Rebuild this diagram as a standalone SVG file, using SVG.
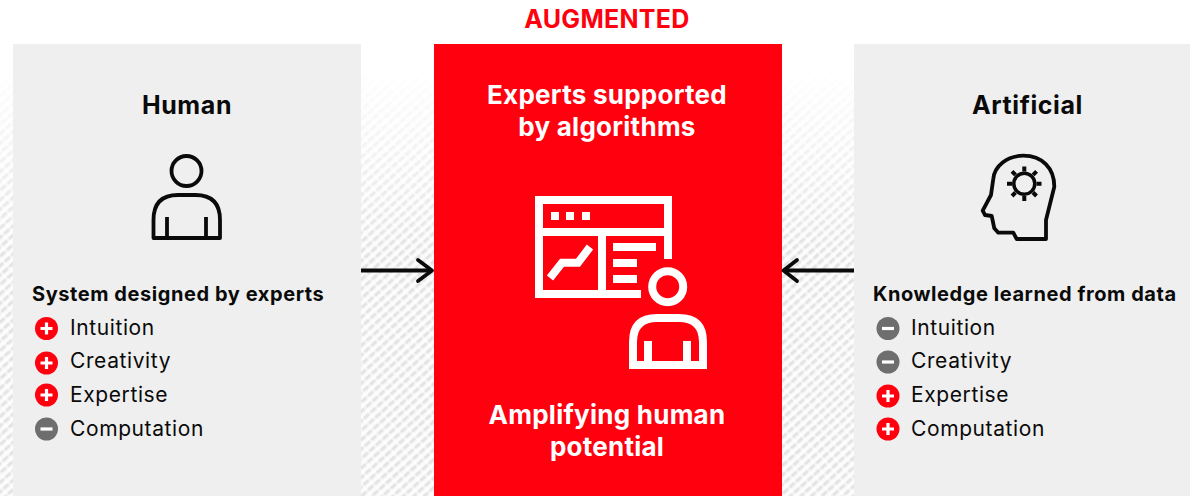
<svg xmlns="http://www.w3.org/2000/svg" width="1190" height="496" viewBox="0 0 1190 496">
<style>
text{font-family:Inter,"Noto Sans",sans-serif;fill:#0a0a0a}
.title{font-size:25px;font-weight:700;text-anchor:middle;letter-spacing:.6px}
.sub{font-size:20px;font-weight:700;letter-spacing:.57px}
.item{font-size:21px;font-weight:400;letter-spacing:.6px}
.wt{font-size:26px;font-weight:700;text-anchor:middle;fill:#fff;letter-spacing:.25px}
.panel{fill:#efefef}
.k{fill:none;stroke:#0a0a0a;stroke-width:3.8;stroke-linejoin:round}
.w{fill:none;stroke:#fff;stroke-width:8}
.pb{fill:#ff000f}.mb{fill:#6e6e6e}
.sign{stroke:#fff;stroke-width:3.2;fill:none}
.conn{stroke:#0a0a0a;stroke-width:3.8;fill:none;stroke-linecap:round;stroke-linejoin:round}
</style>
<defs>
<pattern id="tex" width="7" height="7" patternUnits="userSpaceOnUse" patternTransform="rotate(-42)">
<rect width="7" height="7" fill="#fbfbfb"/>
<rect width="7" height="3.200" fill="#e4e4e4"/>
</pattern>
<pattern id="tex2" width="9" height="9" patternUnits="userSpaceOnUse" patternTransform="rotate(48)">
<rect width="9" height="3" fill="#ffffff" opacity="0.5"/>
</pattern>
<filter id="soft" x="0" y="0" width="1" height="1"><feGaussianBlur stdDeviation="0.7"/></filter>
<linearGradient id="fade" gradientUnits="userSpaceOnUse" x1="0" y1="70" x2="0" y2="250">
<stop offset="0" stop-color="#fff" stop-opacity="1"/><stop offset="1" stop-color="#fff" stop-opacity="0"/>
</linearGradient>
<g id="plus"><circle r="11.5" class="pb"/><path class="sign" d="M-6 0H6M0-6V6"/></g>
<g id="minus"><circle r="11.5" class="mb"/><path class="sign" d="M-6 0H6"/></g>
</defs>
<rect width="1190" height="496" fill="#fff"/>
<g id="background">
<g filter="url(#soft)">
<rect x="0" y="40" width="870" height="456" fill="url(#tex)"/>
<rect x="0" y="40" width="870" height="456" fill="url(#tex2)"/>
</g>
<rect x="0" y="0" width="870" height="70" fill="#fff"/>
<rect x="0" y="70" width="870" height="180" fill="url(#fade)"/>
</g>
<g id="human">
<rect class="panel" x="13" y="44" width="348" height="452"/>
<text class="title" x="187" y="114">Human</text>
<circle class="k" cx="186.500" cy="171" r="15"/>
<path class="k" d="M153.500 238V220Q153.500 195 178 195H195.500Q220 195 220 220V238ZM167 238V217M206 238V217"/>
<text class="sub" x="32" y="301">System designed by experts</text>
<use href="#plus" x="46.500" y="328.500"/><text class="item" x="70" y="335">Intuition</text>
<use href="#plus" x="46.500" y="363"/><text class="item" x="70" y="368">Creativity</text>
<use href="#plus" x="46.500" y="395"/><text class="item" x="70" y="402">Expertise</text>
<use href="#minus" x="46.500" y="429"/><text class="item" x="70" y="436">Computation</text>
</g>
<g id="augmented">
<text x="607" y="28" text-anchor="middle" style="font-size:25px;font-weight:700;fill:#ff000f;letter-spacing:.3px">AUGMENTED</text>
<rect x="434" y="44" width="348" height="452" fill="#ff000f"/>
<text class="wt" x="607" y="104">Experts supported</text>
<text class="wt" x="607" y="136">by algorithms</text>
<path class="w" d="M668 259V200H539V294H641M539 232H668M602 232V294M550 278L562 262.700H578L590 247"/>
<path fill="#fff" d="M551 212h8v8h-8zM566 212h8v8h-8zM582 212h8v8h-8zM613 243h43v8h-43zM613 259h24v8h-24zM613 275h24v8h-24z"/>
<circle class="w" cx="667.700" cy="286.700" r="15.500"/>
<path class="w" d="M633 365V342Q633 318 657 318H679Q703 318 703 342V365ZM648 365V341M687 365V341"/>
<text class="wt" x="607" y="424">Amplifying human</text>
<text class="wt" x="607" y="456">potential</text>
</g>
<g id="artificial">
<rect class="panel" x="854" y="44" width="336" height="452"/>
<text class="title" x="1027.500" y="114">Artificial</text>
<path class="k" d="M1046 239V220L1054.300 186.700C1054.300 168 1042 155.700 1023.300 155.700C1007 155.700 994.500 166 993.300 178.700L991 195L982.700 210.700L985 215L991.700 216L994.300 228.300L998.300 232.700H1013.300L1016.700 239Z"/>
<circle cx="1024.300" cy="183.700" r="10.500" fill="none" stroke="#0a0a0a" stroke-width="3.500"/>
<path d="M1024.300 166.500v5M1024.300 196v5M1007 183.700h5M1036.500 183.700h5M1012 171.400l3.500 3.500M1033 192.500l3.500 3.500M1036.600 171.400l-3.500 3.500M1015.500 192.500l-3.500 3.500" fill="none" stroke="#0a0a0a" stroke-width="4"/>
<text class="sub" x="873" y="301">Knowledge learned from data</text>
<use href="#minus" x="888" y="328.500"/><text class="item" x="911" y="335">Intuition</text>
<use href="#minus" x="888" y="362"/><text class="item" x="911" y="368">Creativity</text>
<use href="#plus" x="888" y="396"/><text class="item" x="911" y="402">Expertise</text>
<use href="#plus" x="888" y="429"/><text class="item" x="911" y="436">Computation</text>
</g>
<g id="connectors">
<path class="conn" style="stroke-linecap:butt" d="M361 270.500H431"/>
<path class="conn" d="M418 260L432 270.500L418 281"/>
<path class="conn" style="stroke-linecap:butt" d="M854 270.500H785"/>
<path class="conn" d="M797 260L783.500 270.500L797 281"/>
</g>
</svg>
┄┄┄┄┄┄┄┄┄┄
■ WHAT TO PRODUCE
Repeat the listing in full and exactly. Do not include any images.

■ EXERCISE ANSWER
Rebuild this diagram as a standalone SVG file, using SVG.
<svg xmlns="http://www.w3.org/2000/svg" width="1190" height="496" viewBox="0 0 1190 496">
<style>
text{font-family:Inter,"Noto Sans",sans-serif;fill:#0a0a0a}
.title{font-size:25px;font-weight:700;text-anchor:middle;letter-spacing:.6px}
.sub{font-size:20px;font-weight:700;letter-spacing:.57px}
.item{font-size:21px;font-weight:400;letter-spacing:.6px}
.wt{font-size:26px;font-weight:700;text-anchor:middle;fill:#fff;letter-spacing:.25px}
.panel{fill:#efefef}
.k{fill:none;stroke:#0a0a0a;stroke-width:3.8;stroke-linejoin:round}
.w{fill:none;stroke:#fff;stroke-width:8}
.pb{fill:#ff000f}.mb{fill:#6e6e6e}
.sign{stroke:#fff;stroke-width:3.2;fill:none}
.conn{stroke:#0a0a0a;stroke-width:3.8;fill:none;stroke-linecap:round;stroke-linejoin:round}
</style>
<defs>
<pattern id="tex" width="7" height="7" patternUnits="userSpaceOnUse" patternTransform="rotate(-42)">
<rect width="7" height="7" fill="#fbfbfb"/>
<rect width="7" height="3.200" fill="#e4e4e4"/>
</pattern>
<pattern id="tex2" width="9" height="9" patternUnits="userSpaceOnUse" patternTransform="rotate(48)">
<rect width="9" height="3" fill="#ffffff" opacity="0.5"/>
</pattern>
<filter id="soft" x="0" y="0" width="1" height="1"><feGaussianBlur stdDeviation="0.7"/></filter>
<linearGradient id="fade" gradientUnits="userSpaceOnUse" x1="0" y1="70" x2="0" y2="250">
<stop offset="0" stop-color="#fff" stop-opacity="1"/><stop offset="1" stop-color="#fff" stop-opacity="0"/>
</linearGradient>
<g id="plus"><circle r="11.5" class="pb"/><path class="sign" d="M-6 0H6M0-6V6"/></g>
<g id="minus"><circle r="11.5" class="mb"/><path class="sign" d="M-6 0H6"/></g>
</defs>
<rect width="1190" height="496" fill="#fff"/>
<g id="background">
<g filter="url(#soft)">
<rect x="0" y="40" width="870" height="456" fill="url(#tex)"/>
<rect x="0" y="40" width="870" height="456" fill="url(#tex2)"/>
</g>
<rect x="0" y="0" width="870" height="70" fill="#fff"/>
<rect x="0" y="70" width="870" height="180" fill="url(#fade)"/>
</g>
<g id="human">
<rect class="panel" x="13" y="44" width="348" height="452"/>
<text class="title" x="187" y="114">Human</text>
<circle class="k" cx="186.500" cy="171" r="15"/>
<path class="k" d="M153.500 238V220Q153.500 195 178 195H195.500Q220 195 220 220V238ZM167 238V217M206 238V217"/>
<text class="sub" x="32" y="301">System designed by experts</text>
<use href="#plus" x="46.500" y="328.500"/><text class="item" x="70" y="335">Intuition</text>
<use href="#plus" x="46.500" y="363"/><text class="item" x="70" y="368">Creativity</text>
<use href="#plus" x="46.500" y="395"/><text class="item" x="70" y="402">Expertise</text>
<use href="#minus" x="46.500" y="429"/><text class="item" x="70" y="436">Computation</text>
</g>
<g id="augmented">
<text x="607" y="28" text-anchor="middle" style="font-size:25px;font-weight:700;fill:#ff000f;letter-spacing:.3px">AUGMENTED</text>
<rect x="434" y="44" width="348" height="452" fill="#ff000f"/>
<text class="wt" x="607" y="104">Experts supported</text>
<text class="wt" x="607" y="136">by algorithms</text>
<path class="w" d="M668 259V200H539V294H641M539 232H668M602 232V294M550 278L562 262.700H578L590 247"/>
<path fill="#fff" d="M551 212h8v8h-8zM566 212h8v8h-8zM582 212h8v8h-8zM613 243h43v8h-43zM613 259h24v8h-24zM613 275h24v8h-24z"/>
<circle class="w" cx="667.700" cy="286.700" r="15.500"/>
<path class="w" d="M633 365V342Q633 318 657 318H679Q703 318 703 342V365ZM648 365V341M687 365V341"/>
<text class="wt" x="607" y="424">Amplifying human</text>
<text class="wt" x="607" y="456">potential</text>
</g>
<g id="artificial">
<rect class="panel" x="854" y="44" width="336" height="452"/>
<text class="title" x="1027.500" y="114">Artificial</text>
<path class="k" d="M1046 239V220L1054.300 186.700C1054.300 168 1042 155.700 1023.300 155.700C1007 155.700 994.500 166 993.300 178.700L991 195L982.700 210.700L985 215L991.700 216L994.300 228.300L998.300 232.700H1013.300L1016.700 239Z"/>
<circle cx="1024.300" cy="183.700" r="10.500" fill="none" stroke="#0a0a0a" stroke-width="3.500"/>
<path d="M1024.300 166.500v5M1024.300 196v5M1007 183.700h5M1036.500 183.700h5M1012 171.400l3.500 3.500M1033 192.500l3.500 3.500M1036.600 171.400l-3.500 3.500M1015.500 192.500l-3.500 3.500" fill="none" stroke="#0a0a0a" stroke-width="4"/>
<text class="sub" x="873" y="301">Knowledge learned from data</text>
<use href="#minus" x="888" y="328.500"/><text class="item" x="911" y="335">Intuition</text>
<use href="#minus" x="888" y="362"/><text class="item" x="911" y="368">Creativity</text>
<use href="#plus" x="888" y="396"/><text class="item" x="911" y="402">Expertise</text>
<use href="#plus" x="888" y="429"/><text class="item" x="911" y="436">Computation</text>
</g>
<g id="connectors">
<path class="conn" style="stroke-linecap:butt" d="M361 270.500H431"/>
<path class="conn" d="M418 260L432 270.500L418 281"/>
<path class="conn" style="stroke-linecap:butt" d="M854 270.500H785"/>
<path class="conn" d="M797 260L783.500 270.500L797 281"/>
</g>
</svg>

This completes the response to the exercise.